Designing soil contamination monitoring network in petroleum refineries by XGBoost weighting and geostatistical facility allocation methods.

Petroleum refineries are deemed strategic industrial sectors that can release toxic materials to the environment and cause potential hazards. In this regard, designing and installation of soil contamination monitoring networks at petroleum refineries is a necessity. In this research, we designed an optimal monitoring network with maximum coverage and minimum number of monitoring boreholes. The main regarded parameters are the groundwater contamination history, the location of effective structures, the location of flare stacks and the soil texture.

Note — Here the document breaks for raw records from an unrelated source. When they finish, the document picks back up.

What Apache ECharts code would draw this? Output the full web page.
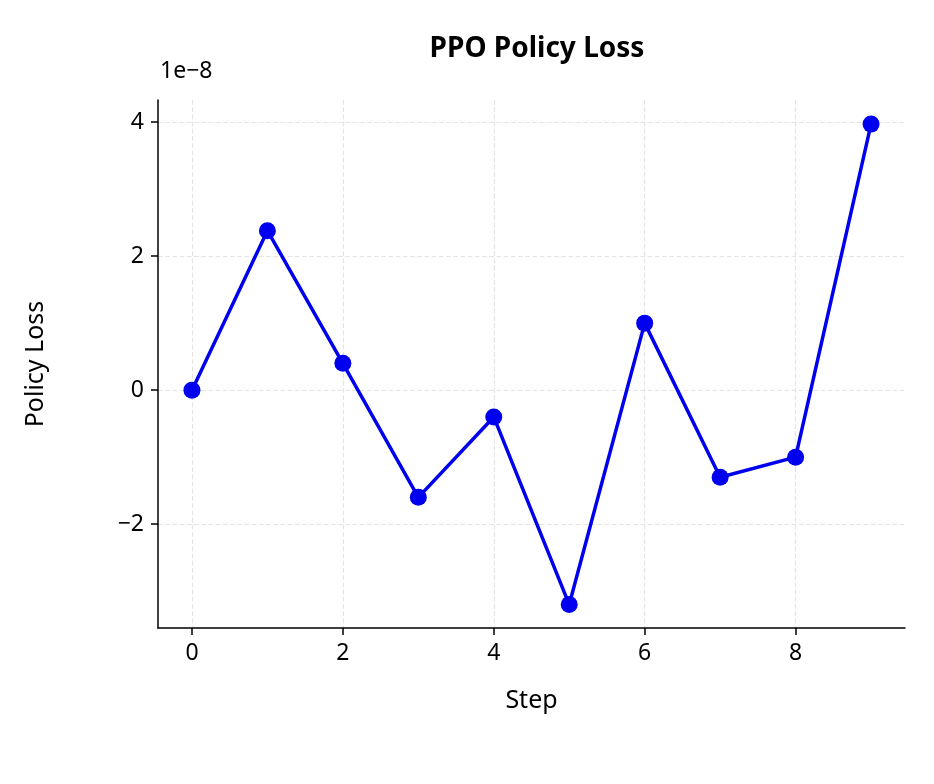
<!DOCTYPE html><html><head><meta charset="utf-8"><script src="https://cdn.jsdelivr.net/npm/echarts@6/dist/echarts.min.js"></script></head><body style="margin:0"><div id="c" style="width:934px;height:784px"></div><script>
const steps=[0,1,2,3,4,5,6,7,8,9];
const loss=[0,2.38,0.4,-1.6,-0.4,-3.2,1.0,-1.3,-1.0,3.97];
const xTicks=[0,2,4,6,8];
const yTicks=[-2,0,2,4];
const F='Noto Sans';
const c=echarts.init(document.getElementById('c'));
c.setOption({animation:false,backgroundColor:'#fff',
title:{text:'PPO Policy Loss',left:532,top:30,textAlign:'center',textStyle:{fontFamily:F,fontSize:28,fontWeight:'bold',color:'#000'}},
graphic:[{type:'text',left:160,top:60,style:{text:'1e−8',font:'23px "Noto Sans"',fill:'#000'}}],
grid:{left:158,right:29,top:100,bottom:156},
xAxis:{type:'value',min:-0.45,max:9.45,name:'Step',nameLocation:'middle',nameGap:60,nameTextStyle:{fontFamily:F,fontSize:25,color:'#000'},
axisLine:{onZero:false,lineStyle:{color:'#000',width:1.5}},axisTick:{customValues:xTicks,length:7,lineStyle:{color:'#000',width:1.5}},
axisLabel:{customValues:xTicks,fontFamily:F,fontSize:23,color:'#000',margin:14},
splitLine:{show:true,lineStyle:{type:'dashed',color:'#e4e4e4',width:1.2}}},
yAxis:{type:'value',min:-3.55,max:4.33,name:'Policy Loss',nameLocation:'middle',nameGap:110,nameTextStyle:{fontFamily:F,fontSize:25,color:'#000'},
axisLine:{show:true,onZero:false,lineStyle:{color:'#000',width:1.5}},axisTick:{show:true,customValues:yTicks,length:7,lineStyle:{color:'#000',width:1.5}},
axisLabel:{customValues:yTicks,fontFamily:F,fontSize:23,color:'#000',margin:14,formatter:v=>String(v).replace('-','−')},
splitLine:{show:true,lineStyle:{type:'dashed',color:'#e4e4e4',width:1.2}}},
series:[{type:'line',data:steps.map((s,i)=>[s,loss[i]]),symbol:'circle',symbolSize:17,itemStyle:{color:'#0000ee'},lineStyle:{color:'#0000ee',width:3.5}}]
});
</script></body></html>
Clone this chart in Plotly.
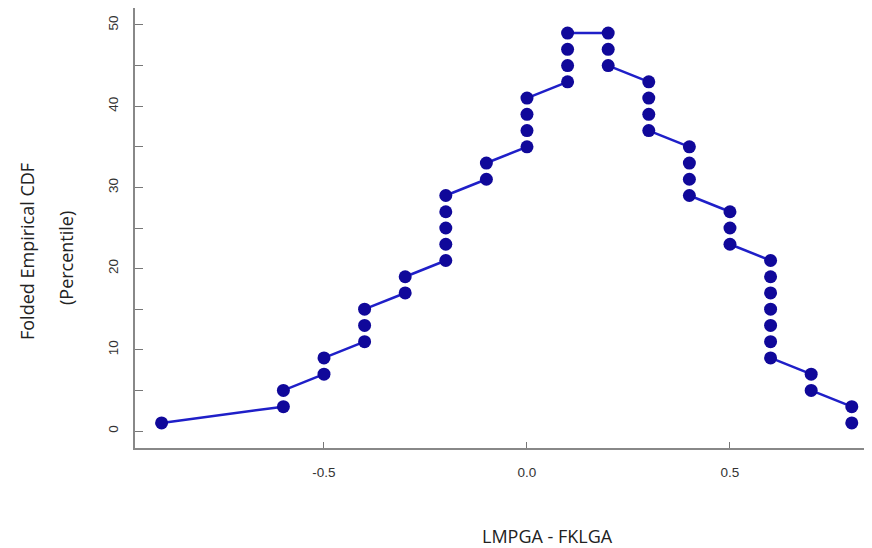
import plotly.graph_objects as go

x_vals = [-0.9, -0.6, -0.6, -0.5, -0.5, -0.4, -0.4, -0.4, -0.3, -0.3,
          -0.2, -0.2, -0.2, -0.2, -0.2, -0.1, -0.1, 0.0, 0.0, 0.0, 0.0,
          0.1, 0.1, 0.1, 0.1,
          0.2, 0.2, 0.2, 0.3, 0.3, 0.3, 0.3, 0.4, 0.4, 0.4, 0.4,
          0.5, 0.5, 0.5, 0.6, 0.6, 0.6, 0.6, 0.6, 0.6, 0.6,
          0.7, 0.7, 0.8, 0.8]
y_vals = [1, 3, 5, 7, 9, 11, 13, 15, 17, 19,
          21, 23, 25, 27, 29, 31, 33, 35, 37, 39, 41,
          43, 45, 47, 49,
          49, 47, 45, 43, 41, 39, 37, 35, 33, 31, 29,
          27, 25, 23, 21, 19, 17, 15, 13, 11, 9,
          7, 5, 3, 1]

y_tickvals = [0, 5, 10, 15, 20, 25, 30, 35, 40, 45, 50]
y_ticktext = ["0", "", "10", "", "20", "", "30", "", "40", "", "50"]
x_tickvals = [-0.5, 0.0, 0.5]
x_ticktext = ["-0.5", "0.0", "0.5"]

# connecting segments only between consecutive points at different x
seg_x, seg_y = [], []
for i in range(len(x_vals) - 1):
    if x_vals[i] != x_vals[i + 1]:
        seg_x += [x_vals[i], x_vals[i + 1], None]
        seg_y += [y_vals[i], y_vals[i + 1], None]

fig = go.Figure()
fig.add_trace(go.Scatter(
    x=seg_x, y=seg_y, mode="lines",
    line=dict(color="#1f1fc8", width=2.5),
    showlegend=False, hoverinfo="skip"))
fig.add_trace(go.Scatter(
    x=x_vals, y=y_vals, mode="markers",
    marker=dict(color="#10089a", size=13, line=dict(width=0)),
    showlegend=False, hoverinfo="skip"))

W, H = 864, 540
ML, MT, MB, MR = 127, 0, 100, 0
OFF = 8  # page body offset

fig.update_layout(
    width=W, height=H,
    margin=dict(l=ML, r=MR, t=MT, b=MB),
    paper_bgcolor="white", plot_bgcolor="white",
    font=dict(family="Open Sans, Arial, sans-serif", color="#333"),
    xaxis=dict(range=[-0.9655, 0.8498], tickvals=x_tickvals, ticktext=x_ticktext,
               ticks="inside", ticklen=6, tickcolor="#777", tickwidth=1,
               showline=True, linecolor="#888", linewidth=1.5,
               showgrid=False, zeroline=False,
               tickfont=dict(size=13.5, color="#333", family="Arial, sans-serif"),
               ticklabelstandoff=11),
    yaxis=dict(range=[-2.09, 52.09], tickvals=y_tickvals, ticktext=y_ticktext,
               ticks="inside", ticklen=8, tickcolor="#777", tickwidth=1,
               showline=True, linecolor="#888", linewidth=1.5,
               showgrid=False, zeroline=False, tickangle=-90,
               tickfont=dict(size=13.5, color="#333", family="Arial, sans-serif"),
               ticklabelstandoff=10),
    annotations=[
        dict(text="Folded Empirical CDF", x=27, y=252, xref="paper", yref="paper",
             showarrow=False, textangle=-90, font=dict(size=18, color="#222")),
        dict(text="(Percentile)", x=66, y=258, xref="paper", yref="paper",
             showarrow=False, textangle=-90, font=dict(size=18, color="#222")),
        dict(text="LMPGA - FKLGA", x=547, y=536, xref="paper", yref="paper",
             showarrow=False, font=dict(size=18, color="#222")),
    ],
)

# convert window pixel positions of annotations to paper coordinates
pw = W - ML - MR
ph = H - MT - MB
for a in fig.layout.annotations:
    a.x = (a.x - OFF - ML) / pw
    a.y = (H - MB - (a.y - OFF)) / ph
    a.xanchor = "center"
    a.yanchor = "middle"

fig.write_html("out.html")
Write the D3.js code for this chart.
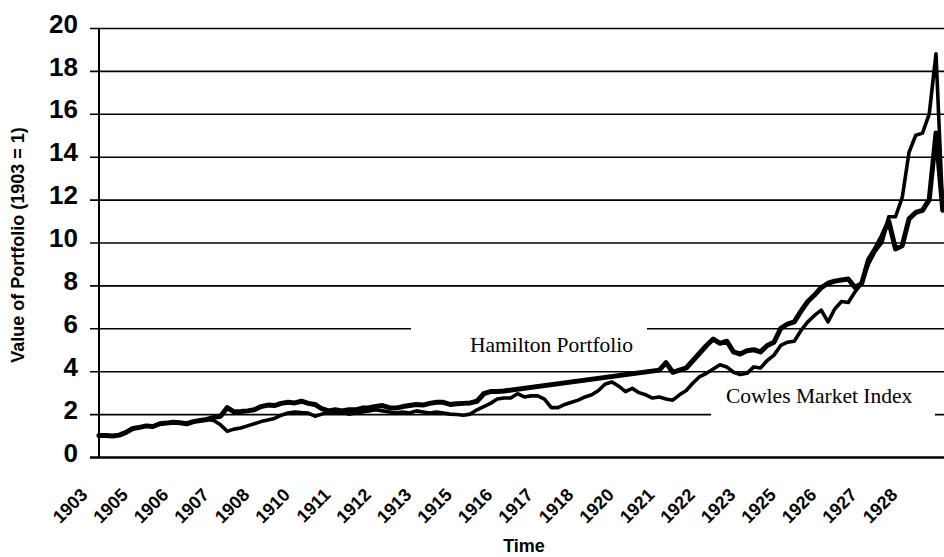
<!DOCTYPE html>
<html><head><meta charset="utf-8">
<script src="https://cdn.jsdelivr.net/npm/d3@7"></script>
<style>body{margin:0;background:#fff} svg{display:block}</style>
</head><body><svg id="c" width="944" height="557"></svg>
<script>
const tickLabels = ["1903","1905","1906","1907","1908","1910","1911","1912","1913","1915","1916","1917","1918","1920","1921","1922","1923","1925","1926","1927","1928"];
const yTicks = [0,2,4,6,8,10,12,14,16,18,20];
const seriesNames = ["Hamilton Portfolio","Cowles Market Index"];
const shared = [1.0,1.0,0.98,1.02,1.15,1.33,1.38,1.45,1.42,1.55,1.58,1.62,1.6,1.55,1.65,1.7,1.75];
const hamilton = shared.concat(
  [1.85,1.9,2.3,2.1,2.12,2.15,2.2,2.35,2.42,2.4],
  [2.5,2.55,2.52,2.6,2.5,2.45,2.25,2.15,2.2,2.15],
  [2.2,2.2,2.28,2.3,2.35,2.4,2.3,2.28,2.35,2.4],
  [2.45,2.42,2.5,2.55,2.55,2.45,2.48,2.5,2.52,2.6],
  [2.95,3.05,3.05,3.08],
  [null,null,null,null,null,null,null,null,null,null,null,null,null,null,null,null,null,null,null,null,null,null],
  [4.05,4.4,3.95,4.05,4.15,4.5,4.85,5.2,5.5,5.3],
  [5.4,4.9,4.8,4.95,5.0,4.9,5.2,5.35,6.0,6.2],
  [6.3,6.8,7.25,7.55,7.9,8.1,8.2,8.25,8.3,7.9],
  [8.1,9.2,9.7,10.3,11.0,9.7,9.85,11.1,11.4,11.5],
  [12.0,15.1,11.5,12.5]
);
const cowles = shared.concat(
  [1.7,1.5,1.2,1.3,1.35,1.45,1.55,1.65,1.72,1.8],
  [1.95,2.05,2.1,2.07,2.05,1.9,2.0,2.1,2.05,2.1],
  [2.0,2.05,2.1,2.15,2.2,2.15,2.1,2.05,2.1,2.05],
  [2.15,2.1,2.05,2.1,2.05,2.0,1.98,1.95,2.0,2.2],
  [2.35,2.5,2.7,2.75,2.75,2.95,2.8,2.85,2.85,2.7],
  [2.3,2.3,2.45,2.55,2.65,2.8,2.9,3.1,3.4,3.5],
  [3.3,3.05,3.2,3.0,2.9,2.75,2.8,2.7,2.65,2.9],
  [3.1,3.45,3.75,3.9,4.1,4.3,4.2,3.95,3.85,3.9],
  [4.2,4.15,4.5,4.75,5.2,5.35,5.4,5.9,6.3,6.6],
  [6.85,6.3,6.9,7.25,7.2,7.7,8.1,9.0,9.6,10.0],
  [11.2,11.2,12.1,14.2,15.0,15.1,16.0,18.8,11.5,13.5]
);
const labelStep = 6;

const W = 944, H = 557;
const sans = "'Liberation Sans', Arial, sans-serif";
const serif = "'Liberation Serif', 'Times New Roman', serif";
const svg = d3.select("#c");
svg.append("rect").attr("width", W).attr("height", H).attr("fill", "#fff");

const x = d3.scaleLinear().domain([0, (tickLabels.length - 1) * labelStep]).range([99, 909]);
const y = d3.scaleLinear().domain([0, 20]).range([457, 28]);

// y axis with gridlines
const gy = svg.append("g").attr("transform", "translate(99,0)")
  .call(d3.axisLeft(y).tickValues(yTicks).tickSizeOuter(0).tickFormat(d3.format("d")));
gy.select(".domain").remove();
gy.selectAll(".tick line").attr("x1", -9).attr("x2", W - 99)
  .attr("stroke", "#000").attr("stroke-width", d => d === 0 ? 2.4 : 1.6);
gy.selectAll(".tick text").attr("x", -21).attr("y", -5).attr("dy", "0.35em")
  .attr("text-anchor", "end").attr("fill", "#000")
  .style("font-family", sans).style("font-size", "26px").style("font-weight", "bold");

// label boxes
svg.append("rect").attr("x", 411).attr("y", 322).attr("width", 236).attr("height", 44).attr("fill", "#fff");
svg.append("rect").attr("x", 711).attr("y", 378).attr("width", 224).attr("height", 41).attr("fill", "#fff");
svg.append("text").attr("x", 470).attr("y", 352).text(seriesNames[0])
  .style("font-family", serif).style("font-size", "21.5px").attr("fill", "#000");
svg.append("text").attr("x", 726).attr("y", 403).text(seriesNames[1])
  .style("font-family", serif).style("font-size", "21.5px").attr("fill", "#000");

// series
const line = d3.line().x(d => x(d.i)).y(d => y(d.v));
const toPts = arr => arr.map((v, i) => ({i, v})).filter(d => d.v != null);
svg.append("path").datum(toPts(cowles)).attr("d", line)
  .attr("fill", "none").attr("stroke", "#000").attr("stroke-width", 3.6)
  .attr("stroke-linejoin", "round").attr("stroke-linecap", "round");
svg.append("path").datum(toPts(hamilton)).attr("d", line)
  .attr("fill", "none").attr("stroke", "#000").attr("stroke-width", 5)
  .attr("stroke-linejoin", "round").attr("stroke-linecap", "round");

// vertical axis line
svg.append("line").attr("x1", 99).attr("x2", 99).attr("y1", y(20)).attr("y2", y(0) + 1)
  .attr("stroke", "#000").attr("stroke-width", 2);

// x axis labels (rotated -45 degrees)
const c45 = Math.SQRT1_2;
const gx = svg.append("g").attr("class", "xlabels");
const lab = gx.selectAll("g").data(tickLabels).join("g")
  .attr("transform", (t, k) => `matrix(${c45},${-c45},${c45},${c45},${x(k * labelStep) - 10.5},496)`);
lab.append("text")
  .attr("x", 0).attr("y", 0)
  .attr("text-anchor", "end")
  .attr("fill", "#000")
  .style("font-family", sans).style("font-size", "18px").style("font-weight", "bold")
  .text(t => t);

// titles
svg.append("text").attr("x", 524).attr("y", 552).attr("text-anchor", "middle").text("Time")
  .style("font-family", sans).style("font-size", "18px").style("font-weight", "bold");
svg.append("text").attr("transform", "translate(24,245) rotate(-90)").attr("text-anchor", "middle")
  .text("Value of Portfolio (1903 = 1)")
  .style("font-family", sans).style("font-size", "18px").style("font-weight", "bold");
</script></body></html>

In addition, the soil contamination was calculated based on previous contamination of the soil at the sampling points by the Entropy Weighting Model. It was employed with other parameters to estimate the soil contamination across the site. The Machine Learning method of XGBoost was implemented for estimating and assigning priority for every point of the site. To achieve the optimal network in the optimization program, four parameters were regarded including (a) the optimal value of the optimization program's objective function, (b) the number of Advance Zero-half cuts of the Cut Generation algorithm, (c) the consumed time, and (d) the optimal boreholes number of the network corresponding with different effective contamination detection radius. The network was designed by generalized Maximal Covering Location Problem and for optimizing it, the advantages of Mixed-Integer Linear Programming method were used. To evaluate the applicability of the method, it has been developed and implemented in a refinery in the south of Iran. 92.84% of XGBoost estimation accuracy, the optimal number of 113 and the effective contamination detection radius of 160 m were obtained for boreholes of the network. To investigate the efficiency of the model, a new Regret function has been defined. Furthermore, sensitivity analysis of the parameters and feature importance analysis of XGBoost both showed that the main parameter of the model was the location of effective structures.